Tex Guinan
Tex Guinan was a bootlegger (she operated fabulous speakeasy's but didn't make the booze) She was an oversized personality, the press loved her. Her clubs catered to the very rich and the very famous, balanced by her act as an uncouth, slightly foul mouthed hostess.
Guinan was one of four siblings born in Waco Texas to Irish immigrants Michael and Bessie (née Duffy) Guinan, who had emigrated separately as adults, meeting and marrying in Colorado, where they initially operated a wholesale grocery business. Moving to Texas, they ran a horse and cattle ranch.
During the Great Depression, she took her show on the road. She attempted to move to Europe, but Scotland Yard threatened to board her ship if she tried to land in England, where she was on their list of "barred aliens". The show was banned from France under labor technicalities. Guinan had a contract with a Paris club, but French employment laws dissuaded non-citizens from working in France. She turned this to her advantage by launching the satirical revue Too Hot for Paris upon her return to the States.

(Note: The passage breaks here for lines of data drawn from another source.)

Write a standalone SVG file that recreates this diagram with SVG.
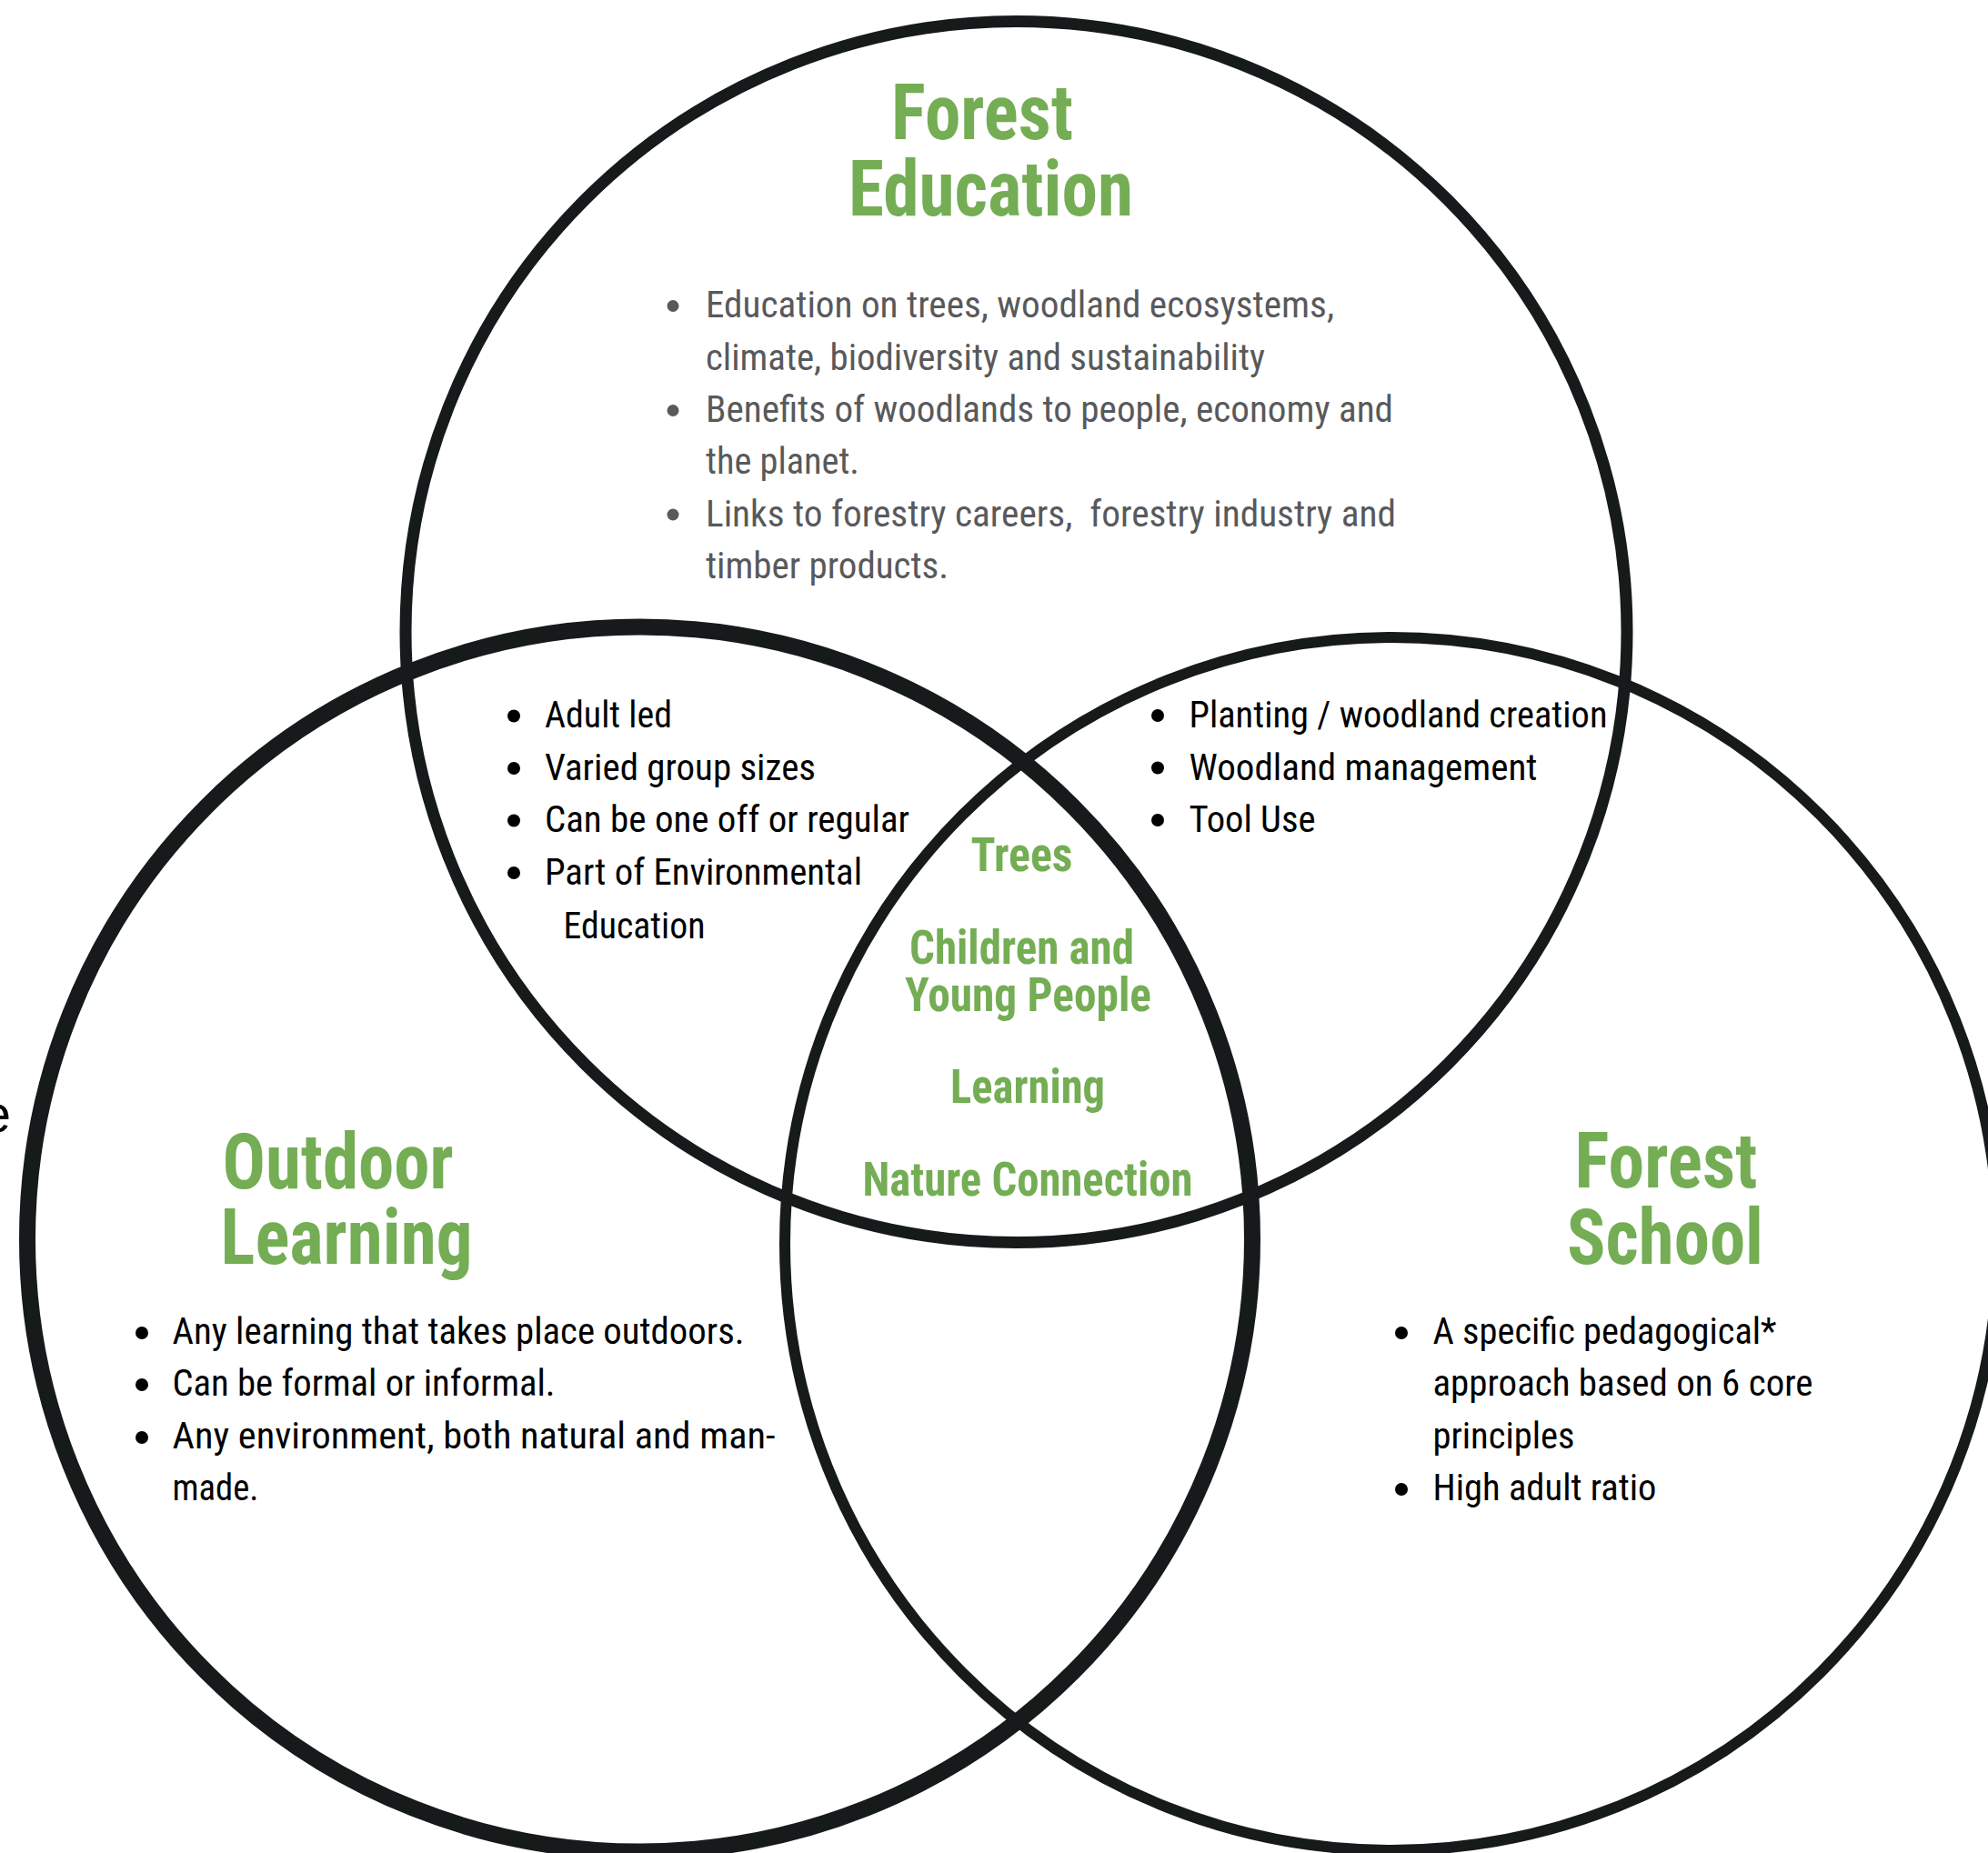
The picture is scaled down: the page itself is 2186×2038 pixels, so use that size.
<svg xmlns="http://www.w3.org/2000/svg" width="2186" height="2038" viewBox="0 0 2186 2038">
<style>
.ring{fill:none;stroke:#161a1a}
.title{font-family:"Liberation Sans Narrow","Arial Narrow","Roboto Condensed","DejaVu Sans Condensed","Liberation Sans",sans-serif;font-stretch:condensed;font-weight:bold;font-size:86px;fill:#74ad54}
.core{font-family:"Liberation Sans Narrow","Arial Narrow","Roboto Condensed","DejaVu Sans Condensed","Liberation Sans",sans-serif;font-stretch:condensed;font-weight:bold;font-size:51px;fill:#74ad54}
.body{font-family:"Liberation Sans Narrow","Arial Narrow","Roboto Condensed","DejaVu Sans Condensed","Liberation Sans",sans-serif;font-stretch:condensed;font-size:41px;fill:#000}
.grey{fill:#58595b}
.dot{fill:#000}
.gdot{fill:#58595b}
</style>
<rect width="2186" height="2038" fill="#fff"/>
<g id="circles">
  <circle id="ring-forest-education" class="ring" cx="1117.5" cy="695" r="671.5" stroke-width="13"/>
  <circle id="ring-outdoor-learning" class="ring" cx="703.5" cy="1363" r="673.5" stroke-width="18"/>
  <circle id="ring-forest-school" class="ring" cx="1530" cy="1368" r="667" stroke-width="12"/>
</g>
<g id="connectors"></g>
<text id="stray-e" x="12" y="1245" text-anchor="end" style="font-family:'Liberation Sans',sans-serif;font-size:58px;fill:#000">e</text>
<g id="forest-education">
  <text class="title" x="980" y="153" textLength="200" lengthAdjust="spacingAndGlyphs">Forest</text>
  <text class="title" x="933" y="237" textLength="313" lengthAdjust="spacingAndGlyphs">Education</text>
  <circle class="gdot" cx="740" cy="336.5" r="6.5"/>
  <circle class="gdot" cx="740" cy="451.5" r="6.5"/>
  <circle class="gdot" cx="740" cy="566" r="6.5"/>
  <text class="body grey" x="776" y="349" textLength="691" lengthAdjust="spacingAndGlyphs">Education on trees, woodland ecosystems,</text>
  <text class="body grey" x="776" y="406.5" textLength="615" lengthAdjust="spacingAndGlyphs">climate, biodiversity and sustainability</text>
  <text class="body grey" x="776" y="464" textLength="756" lengthAdjust="spacingAndGlyphs">Benefits of woodlands to people, economy and</text>
  <text class="body grey" x="776" y="521" textLength="169" lengthAdjust="spacingAndGlyphs">the planet.</text>
  <text class="body grey" x="776" y="578.5" textLength="759" lengthAdjust="spacingAndGlyphs">Links to forestry careers,&#160; forestry industry and</text>
  <text class="body grey" x="776" y="636" textLength="267" lengthAdjust="spacingAndGlyphs">timber products.</text>
</g>
<g id="education-outdoor-overlap">
  <circle class="dot" cx="565" cy="787.5" r="7"/>
  <circle class="dot" cx="565" cy="845" r="7"/>
  <circle class="dot" cx="565" cy="902.5" r="7"/>
  <circle class="dot" cx="565" cy="960" r="7"/>
  <text class="body" x="599" y="800" textLength="140" lengthAdjust="spacingAndGlyphs">Adult led</text>
  <text class="body" x="599" y="857.5" textLength="298" lengthAdjust="spacingAndGlyphs">Varied group sizes</text>
  <text class="body" x="599" y="915" textLength="401" lengthAdjust="spacingAndGlyphs">Can be one off or regular</text>
  <text class="body" x="599" y="972.5" textLength="349" lengthAdjust="spacingAndGlyphs">Part of Environmental</text>
  <text class="body" x="619.5" y="1031.5" textLength="156" lengthAdjust="spacingAndGlyphs">Education</text>
</g>
<g id="education-school-overlap">
  <circle class="dot" cx="1273" cy="787" r="7"/>
  <circle class="dot" cx="1273" cy="844.5" r="7"/>
  <circle class="dot" cx="1273" cy="902" r="7"/>
  <text class="body" x="1307.5" y="800" textLength="460" lengthAdjust="spacingAndGlyphs">Planting / woodland creation</text>
  <text class="body" x="1307.5" y="857.5" textLength="383" lengthAdjust="spacingAndGlyphs">Woodland management</text>
  <text class="body" x="1307.5" y="915" textLength="139" lengthAdjust="spacingAndGlyphs">Tool Use</text>
</g>
<g id="centre">
  <text class="core" x="1067.5" y="958" textLength="112" lengthAdjust="spacingAndGlyphs">Trees</text>
  <text class="core" x="1000" y="1060" textLength="247" lengthAdjust="spacingAndGlyphs">Children and</text>
  <text class="core" x="995" y="1111.5" textLength="271" lengthAdjust="spacingAndGlyphs">Young People</text>
  <text class="core" x="1045" y="1213" textLength="170" lengthAdjust="spacingAndGlyphs">Learning</text>
  <text class="core" x="948.5" y="1315" textLength="363" lengthAdjust="spacingAndGlyphs">Nature Connection</text>
</g>
<g id="outdoor-learning">
  <text class="title" x="244.5" y="1306.5" textLength="254" lengthAdjust="spacingAndGlyphs">Outdoor</text>
  <text class="title" x="242.5" y="1390" textLength="277" lengthAdjust="spacingAndGlyphs">Learning</text>
  <circle class="dot" cx="156" cy="1466" r="7"/>
  <circle class="dot" cx="156" cy="1523" r="7"/>
  <circle class="dot" cx="156" cy="1581" r="7"/>
  <text class="body" x="189.5" y="1478" textLength="629" lengthAdjust="spacingAndGlyphs">Any learning that takes place outdoors.</text>
  <text class="body" x="189.5" y="1535" textLength="421" lengthAdjust="spacingAndGlyphs">Can be formal or informal.</text>
  <text class="body" x="189.5" y="1593" textLength="663" lengthAdjust="spacingAndGlyphs">Any environment, both natural and man-</text>
  <text class="body" x="189.5" y="1650" textLength="95" lengthAdjust="spacingAndGlyphs">made.</text>
</g>
<g id="forest-school">
  <text class="title" x="1731.5" y="1306" textLength="201" lengthAdjust="spacingAndGlyphs">Forest</text>
  <text class="title" x="1723" y="1390" textLength="216" lengthAdjust="spacingAndGlyphs">School</text>
  <circle class="dot" cx="1541" cy="1466" r="7"/>
  <circle class="dot" cx="1541" cy="1638" r="7"/>
  <text class="body" x="1575.5" y="1478" textLength="378" lengthAdjust="spacingAndGlyphs">A specific pedagogical*</text>
  <text class="body" x="1575.5" y="1535" textLength="418" lengthAdjust="spacingAndGlyphs">approach based on 6 core</text>
  <text class="body" x="1575.5" y="1593" textLength="156" lengthAdjust="spacingAndGlyphs">principles</text>
  <text class="body" x="1575.5" y="1650" textLength="246" lengthAdjust="spacingAndGlyphs">High adult ratio</text>
</g>
</svg>
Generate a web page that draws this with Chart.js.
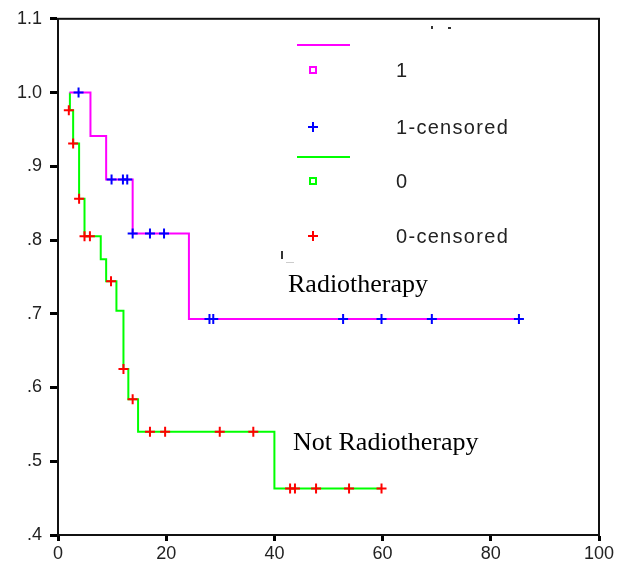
<!DOCTYPE html>
<html>
<head>
<meta charset="utf-8">
<script src="https://cdn.jsdelivr.net/npm/chart.js@4.4.0/dist/chart.umd.min.js"></script>
<style>
  html, body { margin: 0; padding: 0; background: #fff; }
  #wrap { width: 620px; height: 562px; }
</style>
</head>
<body>
<div id="wrap"><canvas id="kmChart" width="620" height="562"></canvas></div>
<script>
// Survival curve, Radiotherapy group (1)
const radioTimes = [2.1, 6.0, 8.9, 13.8, 24.2, 85.2];
const radioSurv = [1.0, 0.941, 0.882, 0.809, 0.693, 0.693];
const radioCensTimes = [3.8, 9.9, 12.0, 12.8, 13.8, 17.0, 19.6, 28.0, 28.7, 52.7, 59.8, 69.1, 85.2];
const radioCensSurv = [1.0, 0.882, 0.882, 0.882, 0.809, 0.809, 0.809, 0.693, 0.693, 0.693, 0.693, 0.693, 0.693];

// Survival curve, Not Radiotherapy group (0)
const noRadioTimes = [2.2, 2.2, 2.8, 3.9, 4.9, 7.9, 8.9, 10.8, 12.1, 13.0, 14.8, 40.0, 59.8];
const noRadioSurv = [1.0, 0.976, 0.931, 0.856, 0.805, 0.774, 0.744, 0.704, 0.625, 0.584, 0.540, 0.463, 0.463];
const noRadioCensTimes = [2.0, 2.8, 3.9, 4.9, 5.9, 9.8, 12.1, 13.8, 17.0, 19.8, 29.9, 36.1, 42.9, 43.8, 47.7, 53.8, 59.8];
const noRadioCensSurv = [0.976, 0.931, 0.856, 0.805, 0.805, 0.744, 0.625, 0.584, 0.540, 0.540, 0.540, 0.540, 0.463, 0.463, 0.463, 0.463, 0.463];

const xTicks = [0, 20, 40, 60, 80, 100];
const yTicks = [0.4, 0.5, 0.6, 0.7, 0.8, 0.9, 1.0, 1.1];

const legendItems = [
    { kind: 'line', color: '#ff00ff', label: '' },
    { kind: 'square', color: '#ff00ff', label: '1' },
    { kind: 'cross', color: '#0000ff', label: '1-censored' },
    { kind: 'line', color: '#00ff00', label: '' },
    { kind: 'square', color: '#00ff00', label: '0' },
    { kind: 'cross', color: '#ff0000', label: '0-censored' }
];

const toPoints = (xs, ys) => xs.map((x, i) => ({ x: x, y: ys[i] }));

// Frame, legend and group labels
const extrasPlugin = {
    id: 'extras',
    afterDraw(chart) {
        const ctx = chart.ctx;
        const a = chart.chartArea;
        ctx.save();
        ctx.strokeStyle = '#111';
        ctx.lineWidth = 2;
        ctx.strokeRect(a.left, a.top, a.right - a.left, a.bottom - a.top);

        // legend
        const rowY = [45, 70, 127, 157, 181, 236];
        legendItems.forEach((it, i) => {
            const y = rowY[i];
            ctx.strokeStyle = it.color;
            ctx.lineWidth = 2;
            if (it.kind === 'line') {
                ctx.beginPath();
                ctx.moveTo(297, y);
                ctx.lineTo(350, y);
                ctx.stroke();
            } else if (it.kind === 'square') {
                ctx.strokeRect(310, y - 3, 6, 6);
            } else {
                ctx.beginPath();
                ctx.moveTo(308, y);
                ctx.lineTo(318, y);
                ctx.moveTo(313, y - 5);
                ctx.lineTo(313, y + 5);
                ctx.stroke();
            }
            if (it.label) {
                ctx.fillStyle = '#222';
                ctx.font = '20px "Liberation Sans", Arial, sans-serif';
                ctx.letterSpacing = '1.3px';
                ctx.textAlign = 'left';
                ctx.textBaseline = 'middle';
                ctx.fillText(it.label, 396, y + 1);
            }
        });

        // leftovers of the hidden legend title
        ctx.fillStyle = '#333';
        ctx.fillRect(431, 26, 2, 3);
        ctx.fillRect(448, 27, 3, 2);
        ctx.fillRect(281, 251, 2, 8);
        ctx.fillStyle = '#ccc';
        ctx.fillRect(286, 262, 8, 1);

        ctx.letterSpacing = '0px';
        ctx.fillStyle = '#000';
        ctx.font = '26px "Liberation Serif", "Times New Roman", serif';
        ctx.textBaseline = 'alphabetic';
        ctx.fillText('Radiotherapy', 288, 292);
        ctx.fillText('Not Radiotherapy', 293, 450);
        ctx.restore();
    }
};

const ctx = document.getElementById('kmChart').getContext('2d');
const kmChart = new Chart(ctx, {
    type: 'scatter',
    data: {
        datasets: [
            {
                label: '1',
                data: toPoints(radioTimes, radioSurv),
                showLine: true,
                stepped: 'before',
                borderColor: '#ff00ff',
                borderWidth: 2,
                pointRadius: 0,
                order: 2
            },
            {
                label: '0',
                data: toPoints(noRadioTimes, noRadioSurv),
                showLine: true,
                stepped: 'before',
                borderColor: '#00ff00',
                borderWidth: 2,
                pointRadius: 0,
                order: 3
            },
            {
                label: '1-censored',
                data: toPoints(radioCensTimes, radioCensSurv),
                pointStyle: 'cross',
                pointRadius: 5,
                borderColor: '#0000ff',
                borderWidth: 2,
                order: 0
            },
            {
                label: '0-censored',
                data: toPoints(noRadioCensTimes, noRadioCensSurv),
                pointStyle: 'cross',
                pointRadius: 5,
                borderColor: '#ff0000',
                borderWidth: 2,
                order: 1
            }
        ]
    },
    options: {
        responsive: false,
        animation: false,
        clip: false,
        layout: { padding: { top: 17, right: 21, left: 0, bottom: 0 } },
        plugins: {
            legend: { display: false },
            tooltip: { enabled: false }
        },
        scales: {
            x: {
                type: 'linear',
                min: 0,
                max: 100,
                afterFit: s => { s.height = 27; },
                afterBuildTicks: s => { s.ticks = xTicks.map(v => ({ value: v })); },
                grid: { drawOnChartArea: false, tickLength: 6, tickWidth: 3, tickColor: '#000' },
                border: { display: true, color: '#111', width: 2 },
                ticks: {
                    color: '#222',
                    padding: 2,
                    maxRotation: 0,
                    font: { family: '"Liberation Sans", Arial, sans-serif', size: 18 }
                }
            },
            y: {
                type: 'linear',
                min: 0.4,
                max: 1.1,
                afterFit: s => { s.width = 58; },
                afterBuildTicks: s => { s.ticks = yTicks.map(v => ({ value: v })); },
                grid: { drawOnChartArea: false, tickLength: 8, tickWidth: 3, tickColor: '#000' },
                border: { display: true, color: '#111', width: 2 },
                ticks: {
                    color: '#222',
                    padding: 8,
                    font: { family: '"Liberation Sans", Arial, sans-serif', size: 18 },
                    callback: v => v.toFixed(1).replace(/^0/, '')
                }
            }
        }
    },
    plugins: [extrasPlugin]
});
</script>
</body>
</html>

While on the road with Too Hot for Paris, she contracted amoebic dysentery in Chicago, Illinois, during the epidemic outbreak at the Congress Hotel during the run of the Chicago World's Fair. The epidemic was traced to tainted water. She fell ill in Vancouver, British Columbia, and died there on November 5, 1933, age 49, exactly one month before Prohibition was repealed; 7,500 people attended her funeral. Bandleader Paul Whiteman was a pallbearer along with two of her former lawyers and writer Heywood Broun.